A satirical French magazine looks set to spark outrage in the Muslim world after it announced its Arab Spring special edition would be 'guest edited' by the Prophet Muhammed.
The periodical, 'Charlie Hebdo', said that the prophet would be editing the magazine in "honour" of Islam's role in this year's uprisings in Tunisia, Egypt, Libya and other Islamic countries.
"In order fittingly to celebrate the Islamist Ennahda's win in Tunisia and the NTC (National Transitional Council) president's promise that sharia would be the main source of law in Libya, Charlie Hebdo asked Muhammed to be guest editor," the editorial team said in a statement.
In what is likely to cause further controversy, the magazine has renamed itself Sharia Hebdo for the edition and plans to put a picture of the prophet on its cover with the accompanying phrase: "100 lashes if you don't die of laughter!"
The image of the cover is available to view on the magazine's website.
On the back cover the religious figure is depicted wearing a red nose, saying: "Yes, Islam is compatible with humour."
"We feel we're just doing our job as usual.

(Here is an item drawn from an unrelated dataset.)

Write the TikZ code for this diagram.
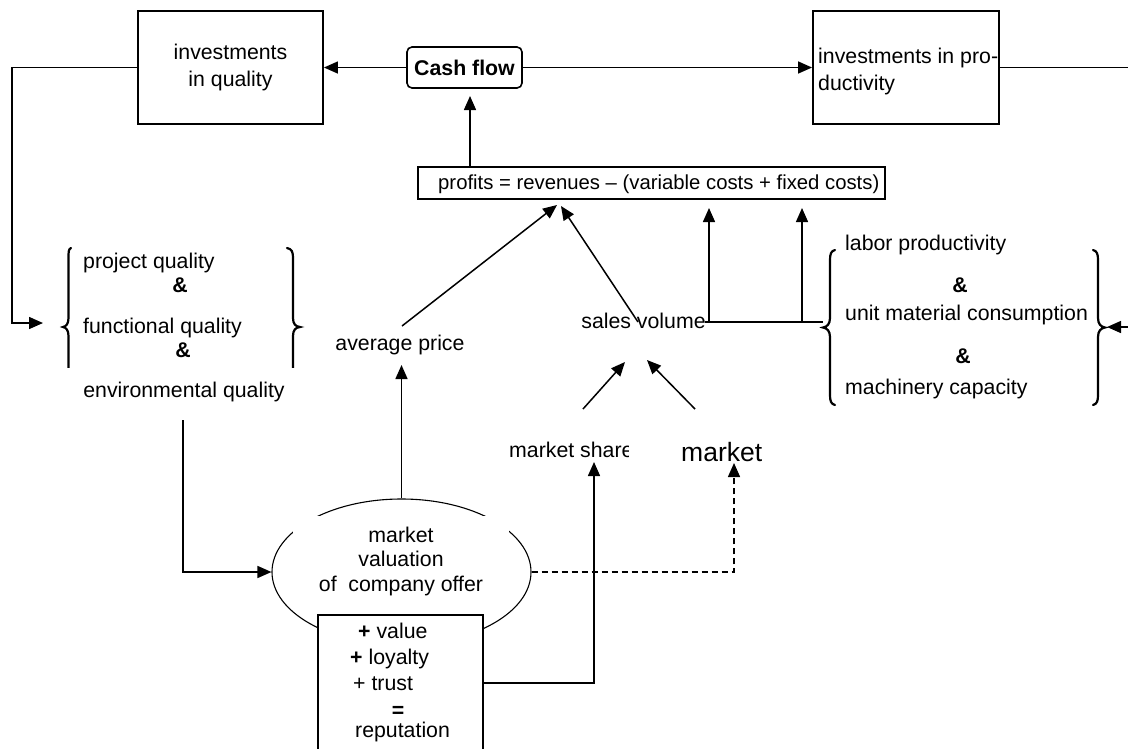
\documentclass[tikz,border=0pt]{standalone}
\usepackage{fontspec}
\setmainfont{Liberation Sans}
\usetikzlibrary{arrows.meta,shapes.geometric}
\begin{document}
\begin{tikzpicture}[x=1pt,y=-1pt,
  txt/.style={font=\fontsize{21.3}{26}\selectfont, inner sep=0pt, text height=15pt, text depth=4.5pt},
  mtxt/.style={font=\fontsize{21.3}{27}\selectfont, inner sep=0pt},
  conn/.style={line width=1.5pt, -{Triangle[length=14pt,width=12pt]}},
  plain/.style={line width=1.5pt},
  boxed/.style={draw, line width=1.9pt, fill=white, inner sep=0pt},
  bracestyle/.style={line width=2.2pt, line cap=round},
  amp/.style={txt, font=\fontsize{21.3}{26}\selectfont\bfseries}]
\useasboundingbox (0,0) rectangle (1128,748);
\clip (0,0) rectangle (1128,748);

% top row
\node[boxed, mtxt, minimum width=185pt, minimum height=113pt, align=center] (iq) at (230.5,67.5) {investments\\in quality};
\node[draw, line width=1.6pt, rounded corners=5pt, fill=white, inner sep=0pt, minimum width=115pt, minimum height=41pt, font=\fontsize{21.3}{26}\selectfont\bfseries] (cf) at (464.5,67.5) {Cash flow};
\node[boxed, minimum width=186pt, minimum height=113pt] (ip) at (906,67.5) {};
\node[mtxt, align=left, anchor=west] (iptext) at (818,71) {investments in pro-\\ductivity};

\draw[conn] (cf.west) -- (iq.east);
\draw[conn] (cf.east) -- (ip.west);

% profits
\node[draw, line width=1.7pt, fill=white, minimum width=467pt, minimum height=32pt] (prof) at (651.5,183) {};
\node[txt, font=\fontsize{20.3}{24}\selectfont, anchor=west] (proftext) at (438,184) {profits = revenues – (variable costs + fixed costs)};
\coordinate (cfin) at (470,96);
\draw[conn] (prof.north -| cfin) -- (cfin);

% feedback loops
\coordinate (lcorner) at (12,323);
\coordinate (lqa) at (43,323);
\draw[conn] (iq.west) -| (lcorner) -- (lqa);
\coordinate (rcorner) at (1140,327);
\coordinate (rqa) at (1107,327);
\draw[conn] (ip.east) -| (rcorner) -- (rqa);

% left group braces
\draw[bracestyle] (71,248) .. controls (68.5,249) and (68.5,252) .. (68.5,258) -- (68.5,318) .. controls (68.5,324) and (66,326.5) .. (63,327) .. controls (66,327.5) and (68.5,330) .. (68.5,336) -- (68.5,396) .. controls (68.5,402) and (68.5,405) .. (71,406);
\draw[bracestyle] (287,248) .. controls (292,249) and (293,252) .. (293,258) -- (293,318) .. controls (293,324) and (295.5,326.5) .. (300,327) .. controls (295.5,327.5) and (293,330) .. (293,336) -- (293,396) .. controls (293,402) and (292,405) .. (287,406);

\node[txt, anchor=west] (pq) at (83,263) {project quality};
\node[amp] (amp1) at (180,287) {\&};
\node[txt, anchor=west] (fq) at (83,328) {functional quality};
\node[amp] (amp2) at (183,352) {\&};
\node[txt, fill=white, minimum width=250pt, minimum height=48pt] (eq) at (184,392) {environmental quality};

% right group braces
\draw[bracestyle] (835,250) .. controls (831,251) and (830,254) .. (830,260) -- (830,318) .. controls (830,324) and (827,327) .. (823,327.5) .. controls (827,328) and (830,331) .. (830,337) -- (830,395) .. controls (830,401) and (831,404) .. (835,405);
\draw[bracestyle] (1093,250) .. controls (1097,251) and (1098,254) .. (1098,260) -- (1098,318) .. controls (1098,324) and (1101,327) .. (1105,327.5) .. controls (1101,328) and (1098,331) .. (1098,337) -- (1098,395) .. controls (1098,401) and (1097,404) .. (1093,405);

\node[txt, anchor=west] (lp) at (845,245) {labor productivity};
\node[amp] (amp3) at (960,287) {\&};
\node[txt, anchor=west] (umc) at (845,315) {unit material consumption};
\node[amp] (amp4) at (963,358) {\&};
\node[txt, anchor=west] (mc) at (845,389) {machinery capacity};

% middle
\node[txt] (ap) at (400,345) {average price};
\node[txt] (sv) at (643.5,323) {sales volume};

\coordinate (apt) at (402,326);
\coordinate (pin1) at (557,205);
\draw[conn] (apt) -- (pin1);
\coordinate (svt) at (638,322);
\coordinate (pin2) at (561,206);
\draw[conn] (svt) -- (pin2);

\coordinate (svr) at (705,322);
\coordinate (brl) at (823,322);
\draw[plain] (svr) -- (brl);
\coordinate (j1) at (709,322);
\coordinate (t1) at (709,208);
\coordinate (j2) at (802,322);
\coordinate (t2) at (802,208);
\draw[conn] (j1) -- (t1);
\draw[conn] (j2) -- (t2);

% market share / market
\begin{scope}
\clip (500,430) rectangle (628,475);
\node[txt, anchor=west] (ms) at (509,452) {market share};
\end{scope}
\node[txt, font=\fontsize{26.5}{30}\selectfont, text height=19pt, text depth=1pt, anchor=west] (mk) at (681,452) {market};

\coordinate (m1s) at (583,409);
\coordinate (m1t) at (625,362);
\coordinate (m2s) at (695,409);
\coordinate (m2t) at (647,360);
\draw[conn] (m1s) -- (m1t);
\draw[conn] (m2s) -- (m2t);

% ellipse
\node[draw, ellipse, line width=1.1pt, inner sep=0pt, minimum width=259pt, minimum height=146pt] (ell) at (401.5,572) {};
\node[fill=white, inner sep=0pt, minimum width=216pt, minimum height=90pt, align=center, font=\fontsize{21.3}{24.5}\selectfont] (et) at (401,561) {market\\valuation\\of\ \ company offer};

\coordinate (eqb) at (183,420);
\draw[conn] (eqb) |- (ell.west);
\coordinate (apb) at (401.5,365);
\draw[conn] (ell.north) -- (apb);
\coordinate (mkb) at (734,463);
\draw[conn, dash pattern=on 6pt off 4pt] (ell.east) -| (mkb);

% reputation box
\node[boxed, line width=1.7pt, minimum width=165pt, minimum height=170pt] (rep) at (400.5,700) {};
\node[txt, anchor=west] (rv) at (358,633) {\textbf{+} value};
\node[txt, anchor=west] (rl) at (350,659) {\textbf{+} loyalty};
\node[txt, anchor=west] (rt) at (353,685) {+ trust};
\node[amp] (req) at (398,712) {=};
\node[txt, anchor=west] (rr) at (355,732) {reputation};

\coordinate (repr) at (483,683);
\coordinate (msb) at (594,462);
\draw[conn] (repr) -| (msb);
\end{tikzpicture}
\end{document}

The only difference is that this week, Muhammed is on the cover and that's quite rare," the magazine's publisher, known as Charb, told the AFP news organisation.
While there is some debate on allowing the visual depiction of Muhammed within Islam, many Muslims find it incredibly offensive.
There have been several cases in Europe of cartoonists, journalists and publishers being threatened or attacked after depicting cartoons and pictures of the religious figure.
Charlie Hebdo was taken to court in 2007 by two Muslim groups for reprinting those cartoons, but the suit was thrown out.